Beating Melanoma. A Five –Step Survival Guide
‘I did like the discussion on sunscreen and I will ensure that I now use more and apply it as specified’
Title: Beating Melanoma. A Five –Step Survival Guide
Author: Steven Q Wang
Publisher: John Hopkins Press Health, 2011
Reviewer: Nigel Jopson, operational support manager, Care UK
What was it like?
This is aimed at people who have melanoma and aims to describe the latest research and treatment. It is an American publication and at times is a little confusing. It suggests that, depending on your stage in the process, you should skip some parts.
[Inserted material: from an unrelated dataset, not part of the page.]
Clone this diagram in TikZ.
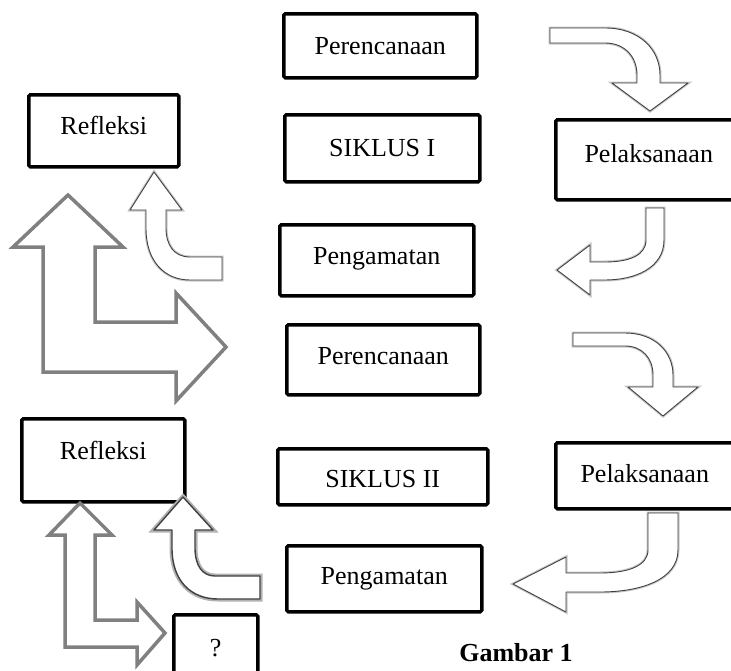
\documentclass[tikz,border=0pt]{standalone}
\usepackage{fontspec}
\setmainfont{Liberation Serif}

\begin{document}
\begin{tikzpicture}[x=1pt, y=-1pt,
    box/.style={draw, line width=3.5pt, rounded corners=1.5pt, anchor=north west, inner xsep=0pt, inner ysep=0pt, font=\fontsize{26}{31}\selectfont},
    bent/.style={draw=black!75, fill=white, line width=0.9pt, line join=round, preaction={draw=black!22, line width=3pt}},
    frame/.style={draw=black!50, line width=3.5pt, line join=miter}]

    \useasboundingbox (0,0) rectangle (731,670);
    \clip (0,0) rectangle (731,670);

    \node [box, minimum width=193pt, text height=41pt, text depth=23pt] (plan1) at (282,12) {Perencanaan};
    \node [box, minimum width=150pt, text height=40pt, text depth=32pt] (refl1) at (27,93) {Refleksi};
    \node [box, minimum width=195pt, text height=42pt, text depth=25pt] (cyc1) at (283,113) {SIKLUS I};
    \node [box, minimum width=186pt, text height=43pt, text depth=37pt] (act1) at (554,118) {Pelaksanaan};
    \node [box, minimum width=194pt, text height=40pt, text depth=31pt] (obs1) at (278,223) {Pengamatan};

    \node [box, minimum width=193pt, text height=40pt, text depth=30pt] (plan2) at (285,323) {Perencanaan};
    \node [box, minimum width=163pt, text height=41pt, text depth=42pt] (refl2) at (20,417) {Refleksi};
    \node [box, minimum width=210pt, text height=39pt, text depth=17pt] (cyc2) at (276,447) {SIKLUS II};
    \node [box, minimum width=178pt, text height=40pt, text depth=26pt] (act2) at (554,441) {Pelaksanaan};
    \node [box, minimum width=195pt, text height=39pt, text depth=27pt] (obs2) at (285,544) {Pengamatan};
    \node [box, minimum width=84pt, text height=42pt, text depth=40pt] (query) at (172,613) {?};

    \node [inner sep=0pt, text depth=0pt, font=\bfseries\fontsize{26}{31}\selectfont] (caption) at (516,652) {Gambar 1};

    % siklus I
    \draw [bent] (550,28) -- (605,28) .. controls (640,28) and (660,50) .. (660,75) -- (660,83) -- (688,83) -- (650,111) -- (612,83) -- (637,83) -- (637,75) .. controls (637,57) and (625,43) .. (605,43) -- (550,43) -- cycle;
    \draw [bent] (646,208) -- (664,208) -- (664,240) .. controls (664,268) and (635,280) .. (605,280) -- (590,280) -- (590,295) -- (557,270) -- (590,245) -- (590,262) -- (605,262) .. controls (630,262) and (646,255) .. (646,240) -- cycle;
    \draw [bent] (222,257) -- (190,257) .. controls (174,257) and (166,245) .. (166,228) -- (166,210) -- (182,210) -- (154,172) -- (130,210) -- (146,210) -- (146,228) .. controls (146,262) and (165,280) .. (190,280) -- (222,280) -- cycle;
    \draw [frame] (43,372) -- (43,247) -- (13,247) -- (68,195) -- (123,247) -- (95,247) -- (95,322) -- (176,322) -- (176,293) -- (226,347) -- (176,401) -- (176,372) -- cycle;

    % siklus II
    \draw [bent] (573,333) -- (625,333) .. controls (655,333) and (673,352) .. (673,375) -- (673,387) -- (698,387) -- (663,416) -- (628,387) -- (653,387) -- (653,375) .. controls (653,358) and (642,346) .. (625,346) -- (573,346) -- cycle;
    \draw [bent] (648,513) -- (678,513) -- (678,550) .. controls (678,580) and (640,592) .. (600,592) -- (566,592) -- (566,612) -- (513,584) -- (566,557) -- (566,573) -- (600,573) .. controls (630,573) and (648,565) .. (648,550) -- cycle;
    \draw [bent, line width=1.4pt, preaction={draw=black!30, line width=5pt}] (260,576) -- (215,576) .. controls (202,576) and (195,565) .. (195,548) -- (195,530) -- (213,530) -- (183,497) -- (154,530) -- (172,530) -- (172,548) .. controls (172,582) and (192,599) .. (218,599) -- (260,599) -- cycle;
    \draw [frame] (65,647) -- (65,535) -- (49,535) -- (80,503) -- (112,535) -- (95,535) -- (95,620) -- (137,620) -- (137,602) -- (165,633) -- (137,665) -- (137,647) -- cycle;

\end{tikzpicture}
\end{document}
It does highlight the differences in the way healthcare is delivered in US and quite honestly I think I prefer the way it is done in the UK. There is much emphasis on checking physician’s qualifications and always carefully checking paperwork. It also talks at length about the number of people you will see and the need to check them all out. I had not realised just how little trust there seems to be between health professionals in the US and it worries me a little. At the start it seems to be much more about the US healthcare system than about melanoma
The book seems unsure of its audience and it ranges from simplistic, almost childlike, language and description to parts that are highly technical and complicated
What were the highlights?
I did like the discussion on sunscreen and I will ensure that I now use more and apply it as specified. I think that the checklist would be useful but perhaps more so in US.
Strengths & weaknesses:
Good glossary and some useful illustrations although not terribly well described. The preface has a worrying bit in that says that melanoma is not a death sentence but also says that 69,000 people were diagnosed with melanoma in 2009 and 8,650 people died.
Who should read it?
Parts of this book are interesting but on the whole it would probably be much more use in US as large parts are not relevant here. It is relevant to patients and also health professionals in different areas of the book
I would add that when I had a diagnosis of melanoma, I found that I was given excellent information by the (small) team who looked after me and I really felt no need to check their qualifications.